- Goal -
Transcribe the whole listing without a single picture.

- Information provided -
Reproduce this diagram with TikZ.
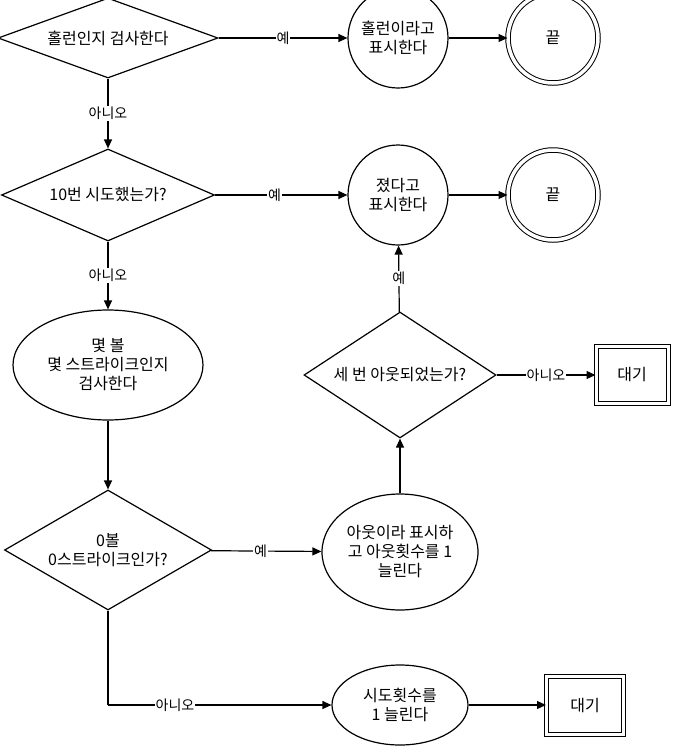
\documentclass[tikz,border=0pt]{standalone}
\usepackage{fontspec}
\setmainfont{Noto Sans CJK KR}
\usetikzlibrary{shapes.geometric,arrows.meta}
\begin{document}
\begin{tikzpicture}[x=1pt,y=-1pt,
  base/.style={draw,line width=1.2pt,inner sep=0pt,align=center,font=\fontsize{16}{19}\selectfont},
  dia/.style={base,diamond,aspect=2.6},
  circ/.style={base,circle,minimum size=100pt},
  end/.style={base,circle,minimum size=90pt,double,double distance=3.5pt,line width=1pt},
  ell/.style={base,ellipse},
  wait/.style={base,rectangle,double,double distance=3pt,line width=1pt},
  arr/.style={-{Triangle[length=9pt,width=8pt]},line width=1.2pt},
  lab/.style={fill=white,inner sep=1pt,font=\fontsize{14}{16}\selectfont}]
\useasboundingbox (0,0) rectangle (676,753);
\node[dia,minimum width=220pt,minimum height=80pt] (d1) at (108,38) {홀런인지 검사한다};
\node[circ] (c1) at (398,38) {홀런이라고\\표시한다};
\node[end] (e1) at (553,38) {끝};
\node[dia,minimum width=213pt,minimum height=92pt] (d2) at (108,195) {10번 시도했는가?};
\node[circ] (c2) at (398,195) {졌다고\\표시한다};
\node[end] (e2) at (553,195) {끝};
\node[ell,minimum width=190pt,minimum height=110pt] (el3) at (108,365) {몇 볼\\몇 스트라이크인지\\검사한다};
\node[dia,minimum width=207pt,minimum height=120pt] (d4) at (108,550) {0볼\\0스트라이크인가?};
\node[ell,minimum width=156pt,minimum height=116pt] (el4) at (400,552) {아웃이라 표시하\\고 아웃횟수를 1\\늘린다};
\node[dia,minimum width=192pt,minimum height=126pt] (d5) at (400,375) {세 번 아웃되었는가?};
\node[wait,minimum width=72pt,minimum height=57pt] (w1) at (632,375) {대기};
\node[ell,minimum width=136pt,minimum height=80pt] (el5) at (400,705) {시도횟수를\\1 늘린다};
\node[wait,minimum width=77pt,minimum height=58pt] (w2) at (585,705) {대기};
\coordinate (k) at (108,705);
\draw[arr] (d1) -- node[lab]{예} (c1);
\draw[arr] (c1) -- (e1);
\draw[arr] (d1) -- node[lab]{아니오} (d2);
\draw[arr] (d2) -- node[lab,pos=0.45]{예} (c2);
\draw[arr] (c2) -- (e2);
\draw[arr] (d2) -- node[lab]{아니오} (el3);
\draw[arr] (el3) -- (d4);
\draw[arr] (d4) -- node[lab,pos=0.45]{예} (el4);
\draw[arr] (el4) -- (d5);
\draw[arr] (d5) -- node[lab]{예} (c2);
\draw[arr] (d5) -- node[lab]{아니오} (w1);
\draw[line width=1.2pt] (d4.south) -- (k);
\draw[arr] (k) -- node[lab,pos=0.3]{아니오} (el5);
\draw[arr] (el5) -- (w2);
\end{tikzpicture}
\end{document}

- Output -
Reproduce this diagram with TikZ.
\documentclass[tikz,border=0pt]{standalone}
\usepackage{fontspec}
\setmainfont{Noto Sans CJK KR}
\usetikzlibrary{shapes.geometric,arrows.meta}
\begin{document}
\begin{tikzpicture}[x=1pt,y=-1pt,
  base/.style={draw,line width=1.2pt,inner sep=0pt,align=center,font=\fontsize{16}{19}\selectfont},
  dia/.style={base,diamond,aspect=2.6},
  circ/.style={base,circle,minimum size=100pt},
  end/.style={base,circle,minimum size=90pt,double,double distance=3.5pt,line width=1pt},
  ell/.style={base,ellipse},
  wait/.style={base,rectangle,double,double distance=3pt,line width=1pt},
  arr/.style={-{Triangle[length=9pt,width=8pt]},line width=1.2pt},
  lab/.style={fill=white,inner sep=1pt,font=\fontsize{14}{16}\selectfont}]
\useasboundingbox (0,0) rectangle (676,753);
\node[dia,minimum width=220pt,minimum height=80pt] (d1) at (108,38) {홀런인지 검사한다};
\node[circ] (c1) at (398,38) {홀런이라고\\표시한다};
\node[end] (e1) at (553,38) {끝};
\node[dia,minimum width=213pt,minimum height=92pt] (d2) at (108,195) {10번 시도했는가?};
\node[circ] (c2) at (398,195) {졌다고\\표시한다};
\node[end] (e2) at (553,195) {끝};
\node[ell,minimum width=190pt,minimum height=110pt] (el3) at (108,365) {몇 볼\\몇 스트라이크인지\\검사한다};
\node[dia,minimum width=207pt,minimum height=120pt] (d4) at (108,550) {0볼\\0스트라이크인가?};
\node[ell,minimum width=156pt,minimum height=116pt] (el4) at (400,552) {아웃이라 표시하\\고 아웃횟수를 1\\늘린다};
\node[dia,minimum width=192pt,minimum height=126pt] (d5) at (400,375) {세 번 아웃되었는가?};
\node[wait,minimum width=72pt,minimum height=57pt] (w1) at (632,375) {대기};
\node[ell,minimum width=136pt,minimum height=80pt] (el5) at (400,705) {시도횟수를\\1 늘린다};
\node[wait,minimum width=77pt,minimum height=58pt] (w2) at (585,705) {대기};
\coordinate (k) at (108,705);
\draw[arr] (d1) -- node[lab]{예} (c1);
\draw[arr] (c1) -- (e1);
\draw[arr] (d1) -- node[lab]{아니오} (d2);
\draw[arr] (d2) -- node[lab,pos=0.45]{예} (c2);
\draw[arr] (c2) -- (e2);
\draw[arr] (d2) -- node[lab]{아니오} (el3);
\draw[arr] (el3) -- (d4);
\draw[arr] (d4) -- node[lab,pos=0.45]{예} (el4);
\draw[arr] (el4) -- (d5);
\draw[arr] (d5) -- node[lab]{예} (c2);
\draw[arr] (d5) -- node[lab]{아니오} (w1);
\draw[line width=1.2pt] (d4.south) -- (k);
\draw[arr] (k) -- node[lab,pos=0.3]{아니오} (el5);
\draw[arr] (el5) -- (w2);
\end{tikzpicture}
\end{document}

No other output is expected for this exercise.